COYLE: Well, first and foremost there is the concern about the levees trying to hold the river in rather than to have the floodwaters spread out over the natural floodplain. And what the levees do is they hold the water in and that increases the level of flooding, the cresting levels; moreover it increases the velocity of the river moving downstream, and that can cause downstream flooding problems. The Mississippi, in addition to being a major river, is also a major artery for commerce and industry, and one of the engineering problems with the Mississippi is that this navigation system has never really been reconciled with the flood control mission of the levees. So the navigation system tries to hold the levees close to the river; the flood control mission would want to put the levees farther away from the river, and this has really never been resolved in public policy.
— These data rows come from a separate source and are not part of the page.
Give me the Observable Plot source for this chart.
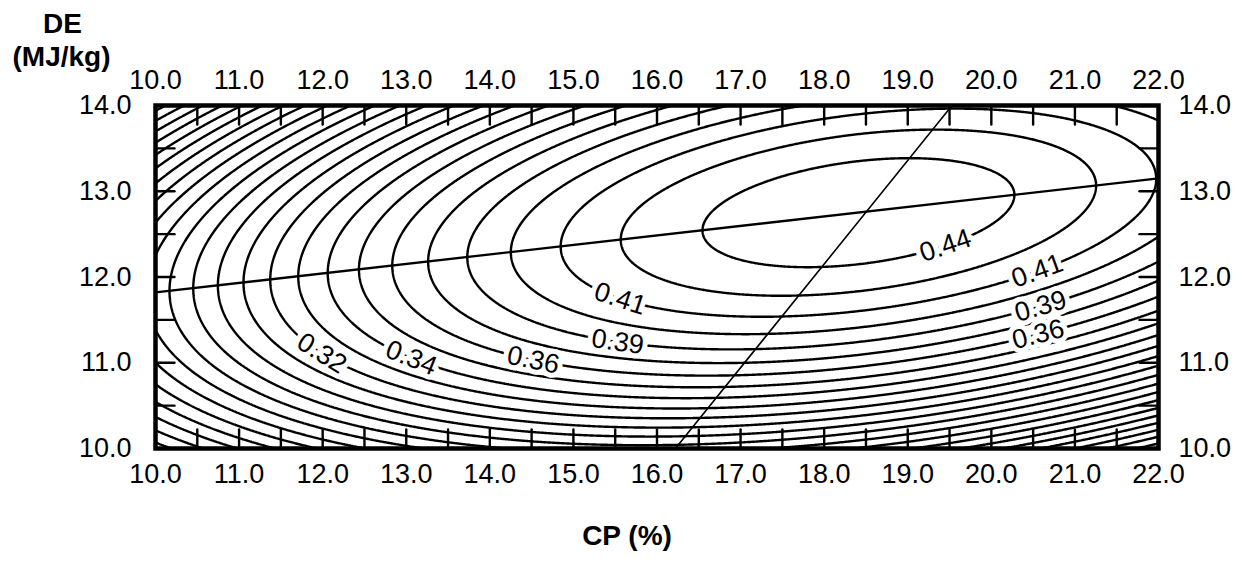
<!DOCTYPE html>
<html>
<head>
<meta charset="utf-8">
<script src="https://cdn.jsdelivr.net/npm/d3@7"></script>
<script src="https://cdn.jsdelivr.net/npm/@observablehq/plot@0.6"></script>
<style>
  html, body { margin: 0; padding: 0; background: #fff; }
  #chart svg { display: block; }
</style>
</head>
<body>
<div id="chart"></div>
<script>
// ---- tick labels / tick marks ----
const cpTickLabels = [10, 11, 12, 13, 14, 15, 16, 17, 18, 19, 20, 21, 22];
const deTickLabels = [10, 11, 12, 13, 14];
const cpMinorTicks = [10.5, 11, 11.5, 12, 12.5, 13, 13.5, 14, 14.5, 15, 15.5, 16, 16.5, 17, 17.5, 18, 18.5, 19, 19.5, 20, 20.5, 21, 21.5];
const deMinorTicks = [10.5, 11, 11.5, 12, 12.5, 13, 13.5];

// ---- response surface (quadratic, peak near CP 18.4 %, DE 12.75 MJ/kg) ----
const surfaceCenter = [18.41, 12.75];      // CP, DE of the maximum
const surfacePeak = [0.445];               // value at the maximum
const surfaceShape = [0.0249, 0.1108, 0.1038]; // scale, ridge tilt, along-ridge curvature

// ---- contour levels drawn ----
const contourLevels = [0.436, 0.4241, 0.4122, 0.4003, 0.3884, 0.3765, 0.3646, 0.3527, 0.3408, 0.3289,
  0.317, 0.3051, 0.2932, 0.2813, 0.2694, 0.2575, 0.2456, 0.2337, 0.2218, 0.2099,
  0.198, 0.1861, 0.1742, 0.1623, 0.1504];

// ---- contour labels ----
const labelText = ["0.44", "0.41", "0.41", "0.39", "0.39", "0.36", "0.36", "0.34", "0.32"];
const labelCP = [19.45, 15.56, 20.55, 15.53, 20.59, 14.52, 20.56, 13.06, 11.99];
const labelLevelIndex = [0, 2, 2, 4, 4, 6, 6, 8, 10];

// ---- straight lines ----
const ridgeCP = [10, 22];
const ridgeDE = [11.82, 13.15];
const crossCP = [16.22, 19.53];
const crossDE = [10, 14];

// ---- layout ----
const W = 1254, H = 562;
const mL = 155, mR = 96, mT = 105, mB = 114;
const frameW = W - mL - mR, frameH = H - mT - mB;
const pxPerCP = frameW / 12;
const pxPerDE = frameH / 4;
const tickLen = 19;
const tickDE = tickLen / pxPerDE; // tick length in DE units
const tickCP = tickLen / pxPerCP; // tick length in CP units

const [cx, cy] = surfaceCenter;
const [K, s1, r] = surfaceShape;
const peak = surfacePeak[0];
const surface = (x, y) => {
  const u = x - cx;
  const w = (y - cy) - s1 * u;
  return peak - K * (w * w + r * u * u);
};

// place labels on the lower branch of their contour
const labels = labelText.map((t, i) => {
  const level = contourLevels[labelLevelIndex[i]];
  const u = labelCP[i] - cx;
  const Q = (peak - level) / K;
  const w = -Math.sqrt(Math.max(1e-6, Q - r * u * u));
  const y = cy + s1 * u + w;
  const slope = s1 - r * u / w;
  const angle = Math.atan(-slope * pxPerDE / pxPerCP) * 180 / Math.PI;
  return {text: t, x: labelCP[i], y, angle};
});

const ridge = ridgeCP.map((x, i) => ({x, y: ridgeDE[i]}));
const cross = crossCP.map((x, i) => ({x, y: crossDE[i]}));

// inward tick segments as two-point polylines grouped by id
const tickPts = [];
cpMinorTicks.forEach((x, i) => {
  tickPts.push({id: "b" + i, x, y: 10}, {id: "b" + i, x, y: 10 + tickDE});
  tickPts.push({id: "t" + i, x, y: 14}, {id: "t" + i, x, y: 14 - tickDE});
});
deMinorTicks.forEach((y, i) => {
  tickPts.push({id: "l" + i, x: 10, y}, {id: "l" + i, x: 10 + tickCP, y});
  tickPts.push({id: "r" + i, x: 22, y}, {id: "r" + i, x: 22 - tickCP, y});
});

const fmt = d3.format(".1f");
const font = "Liberation Sans, Arial, Helvetica, sans-serif";

const chart = Plot.plot({
  width: W,
  height: H,
  marginLeft: mL,
  marginRight: mR,
  marginTop: mT,
  marginBottom: mB,
  style: {fontFamily: font, background: "#fff", color: "#000"},
  x: {domain: [10, 22]},
  y: {domain: [10, 14]},
  marks: [
    Plot.contour({
      value: surface,
      x1: 10, x2: 22, y1: 10, y2: 14,
      thresholds: contourLevels,
      pixelSize: 1,
      fill: "none",
      stroke: "#000",
      strokeWidth: 2.4
    }),
    Plot.line(ridge, {x: "x", y: "y", stroke: "#000", strokeWidth: 2.3}),
    Plot.line(cross, {x: "x", y: "y", stroke: "#000", strokeWidth: 1.6}),
    // inward minor ticks on all four sides
    Plot.line(tickPts, {x: "x", y: "y", z: "id", stroke: "#000", strokeWidth: 2.4}),
    Plot.frame({stroke: "#000", strokeWidth: 4.5}),
    // tick labels
    Plot.axisX({anchor: "bottom", ticks: cpTickLabels, tickSize: 0, tickPadding: 15, tickFormat: fmt, fontSize: 27, label: null}),
    Plot.axisX({anchor: "top", ticks: cpTickLabels, tickSize: 0, tickPadding: 17, tickFormat: fmt, fontSize: 27, label: null}),
    Plot.axisY({anchor: "left", ticks: deTickLabels, tickSize: 0, tickPadding: 24, tickFormat: fmt, fontSize: 27, label: null}),
    Plot.axisY({anchor: "right", ticks: deTickLabels, tickSize: 0, tickPadding: 20, tickFormat: fmt, fontSize: 27, label: null}),
    // contour labels with white halo
    Plot.text(labels, {
      x: "x", y: "y", text: "text", rotate: "angle",
      fontSize: 27, fill: "#000", stroke: "#fff", strokeWidth: 10
    }),
    // axis titles
    Plot.text(["DE"], {frameAnchor: "top-left", dx: -93, dy: -92, fontSize: 28, fontWeight: "bold", textAnchor: "middle"}),
    Plot.text(["(MJ/kg)"], {frameAnchor: "top-left", dx: -94, dy: -59, fontSize: 28, fontWeight: "bold", textAnchor: "middle"}),
    Plot.text(["CP (%)"], {frameAnchor: "bottom", dx: -30, dy: 96, fontSize: 28, fontWeight: "bold", textAnchor: "middle"})
  ]
});

document.getElementById("chart").appendChild(chart);
</script>
</body>
</html>
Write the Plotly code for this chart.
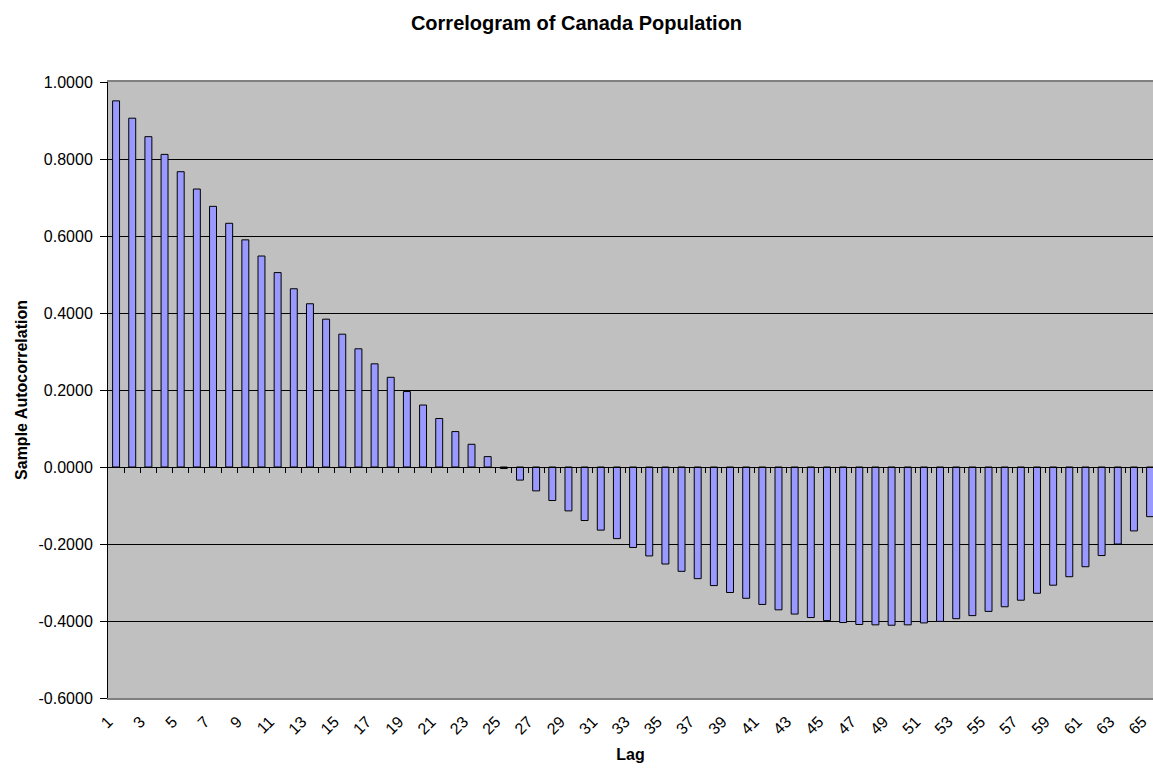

In addition to that, the Mississippi River has a number of so-called 'meanders', and in order to cut time down that it would take a barge or a ship to move upriver the US Army Corps of Engineers will literally cut off these oxbows and cut off these meanders, and in the course of doing that, what that does is it increases the velocity of the water moving downstream, so that it literally moves with more fury and in the process can break down the levees and erode the stream banks and so forth. I guess the final part of the navigation system and its effects on the river has to do with the dams and locks. What that has done is change the hydrology of the river, the way that the water flows, so that as the mud and soil and sediment that traditionally moved all the way down from the headwaters of the river to the Gulf of Mexico, that's all been cut off by these dams. And to the extent that there's no sediment, no mud in the Mississippi River, or it's cut off by these dams, that causes the water to be more erosive, and that also can cause the levees and the river bank to break down.
CURWOOD: Is it possible to live near rivers and not pollute them or do we not belong as human beings living in the flood plain?
COYLE: I think it's unrealistic to think that we somehow can avoid living near or around rivers. I think basically that we need to better protect the communities, because the taxpayer ends up paying for these communities, because the levee system did not protect them. Now that's to be distinguished with the levee system protecting farm land and we basically think there that when a monster flood occurs, that farming areas and undeveloped areas along the river ought to be flooded in lieu of communities, and we also think that the farmers should be compensated for this. But if there has to be damage that it fan out over the natural floodplain and the river be reconnected with the natural floodplain. And then finally to, really to reexamine the whole system to figure out where it is that the river is pinched too tight by the levee system.
CURWOOD: Kevin Coyle is president of American Rivers. He spoke to us from his office in Washington.